Michael A. Peters

Michael A. Peters is Professor of Education at the University of Waikato, New Zealand, Professor Emeritus at the University of Illinois at Urbana-Champaign, and Adjunct Professor in the School of Art, Royal Melbourne Institute of Technology (RMIT) and The Department of Foreign Studies, Guangzhou University. He was Excellence Professor at the University of Illinois (2005-2011), held a personal chair at the University of Auckland (2000-2005) where he was also Head of Cultural and Policy Studies, and was Research Professor at the University of Glasgow (2000-2005). He is the executive editor of Educational Philosophy and Theory (Wiley-Blackwell), graded as an A+ in the banding study by the Australian government, and edits two online journals, Policy Futures in Education and E-Learning and Digital Media (Symposium) of which he is the founding editor.
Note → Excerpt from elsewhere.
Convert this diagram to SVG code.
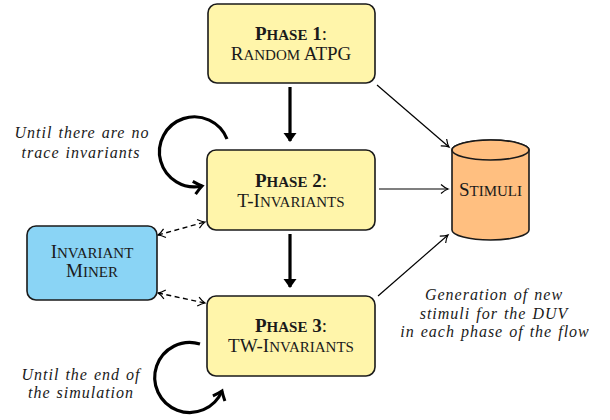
<svg xmlns="http://www.w3.org/2000/svg" width="610" height="420" viewBox="0 0 610 420">
<defs>
<style>
text{font-family:'Liberation Serif',Tinos,'Times New Roman',Times,'Nimbus Roman','Noto Serif',serif}
.box{stroke:#1a1a1a;stroke-width:1.6}
.ph{fill:#FFF5AA}
.lbl{font-size:19px;fill:#1a1a1a;text-anchor:middle}
.sc{font-size:15px}
.b{font-weight:bold}
.it{font-style:italic;font-size:16px;fill:#1a1a1a;text-anchor:middle;letter-spacing:1px;word-spacing:1px}
.thin{stroke:#000;stroke-width:1.2;fill:none}
.thick{stroke:#000;stroke-width:3.2;fill:none}
.dash{stroke:#000;stroke-width:1.4;fill:none;stroke-dasharray:5 3.5}
</style>
<marker id="open" markerUnits="userSpaceOnUse" markerWidth="14" markerHeight="14" viewBox="-10 -7 12 14" refX="0" refY="0" orient="auto-start-reverse">
<path d="M-7,-4.5 Q-3,-1 0,0 Q-3,1 -7,4.5" fill="none" stroke="#000" stroke-width="1.2"/>
</marker>
<marker id="tri" markerUnits="userSpaceOnUse" markerWidth="16" markerHeight="16" viewBox="-12 -8 14 16" refX="0" refY="0" orient="auto">
<path d="M-8,-6.5 L1,0 L-8,6.5 Z" fill="#000"/>
</marker>
<marker id="chev" markerUnits="userSpaceOnUse" markerWidth="18" markerHeight="18" viewBox="-12 -9 14 18" refX="0" refY="0" orient="auto">
<path d="M-8,-6.5 Q-3,-2 0,0 Q-3,2 -8,6.5" fill="none" stroke="#000" stroke-width="3"/>
</marker>
</defs>
<g id="connectors">
<line class="thick" x1="290" y1="87" x2="290" y2="141" marker-end="url(#tri)"/>
<line class="thick" x1="290" y1="234" x2="290" y2="287" marker-end="url(#tri)"/>
<line class="thin" x1="377" y1="85" x2="449" y2="147" marker-end="url(#open)"/>
<line class="thin" x1="379" y1="189" x2="448" y2="189" marker-end="url(#open)"/>
<line class="thin" x1="378" y1="296" x2="448" y2="235" marker-end="url(#open)"/>
<line class="dash" x1="158" y1="235" x2="205" y2="222" marker-start="url(#open)" marker-end="url(#open)"/>
<line class="dash" x1="158" y1="293" x2="205" y2="303" marker-start="url(#open)" marker-end="url(#open)"/>
<path class="thick" d="M227,139 A35,35 0 1 0 202,186" marker-end="url(#chev)"/>
<path class="thick" d="M200,344 A35,35 0 1 0 222,391" marker-end="url(#chev)"/>
</g>
<g id="phase1">
<rect class="box ph" x="208" y="4" width="167" height="79" rx="9"/>
<text class="lbl" x="291" y="40"><tspan class="b">P<tspan class="sc">HASE</tspan> 1</tspan>:</text>
<text class="lbl" x="291" y="60">R<tspan class="sc">ANDOM</tspan> ATPG</text>
</g>
<g id="phase2">
<rect class="box ph" x="207" y="150" width="168" height="80" rx="9"/>
<text class="lbl" x="291" y="187"><tspan class="b">P<tspan class="sc">HASE</tspan> 2</tspan>:</text>
<text class="lbl" x="291" y="207">T-I<tspan class="sc">NVARIANTS</tspan></text>
</g>
<g id="phase3">
<rect class="box ph" x="207" y="296" width="168" height="80" rx="9"/>
<text class="lbl" x="291" y="332"><tspan class="b">P<tspan class="sc">HASE</tspan> 3</tspan>:</text>
<text class="lbl" x="291" y="352">TW-I<tspan class="sc">NVARIANTS</tspan></text>
</g>
<g id="miner">
<rect class="box" fill="#8AD4F5" x="27" y="226" width="130" height="74" rx="9"/>
<text class="lbl" x="92" y="258">I<tspan class="sc">NVARIANT</tspan></text>
<text class="lbl" x="92" y="277">M<tspan class="sc">INER</tspan></text>
</g>
<g id="stimuli">
<path class="box" fill="#FFBF80" d="M452,150 L452,230 A38.5,10 0 0 0 529,230 L529,150 A38.5,10 0 0 0 452,150 Z"/>
<ellipse class="box" fill="#FFBF80" cx="490.5" cy="150" rx="38.5" ry="10"/>
<text class="lbl" x="490.5" y="196">S<tspan class="sc">TIMULI</tspan></text>
</g>
<g id="notes">
<text class="it" x="82" y="138">Until there are no</text>
<text class="it" x="81" y="158">trace invariants</text>
<text class="it" x="81" y="380">Until the end of</text>
<text class="it" x="81" y="398">the simulation</text>
<text class="it" x="494" y="300">Generation of new</text>
<text class="it" x="494" y="318.5">stimuli for the DUV</text>
<text class="it" x="495" y="337">in each phase of the flow</text>
</g>
</svg>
He has a strong interest in the field of higher education policy and published two books on universities in New Zealand as well as recently co-authoring with Simon Marginson and Peter Murphy the trilogy, Creativity and the Global Knowledge Economy (2009) Global Creation: Space, Connection and Universities in the Age of the Knowledge Economy (2010), Imagination: Three Models of Imagination in the Age of the Knowledge Economy (2010) (AESA Critics Book Award 2010).  His interests are broadly in educational theory and the connections between education, philosophy, politics and policy. He has written over sixty books, including most recently The Last Book of Postmodernism (2011), The Virtues of Openness: Education, Science and Scholarship in the Digital Age, with Peter Roberts (2011), and Neoliberalism and After? Social Policy and the Crisis of Western Capitalism (2011) which won the American Educational Studies Association Critics’ Book Award for 2011, an award he has won now four times. He has a strong research interests in distributed knowledge systems, digital scholarship and elearning systems and has acted as an advisor to government on these and related matters in Scotland, NZ, South Africa and the EU. He was elected a lifelong fellow by the New Zealand Academy of Humanities in 2008, Honorary Fellow of the Royal Society of NZ in 2010 and awarded an honorary Doctor of Letters for his work on openness by Empire State College, SUNY in 2012.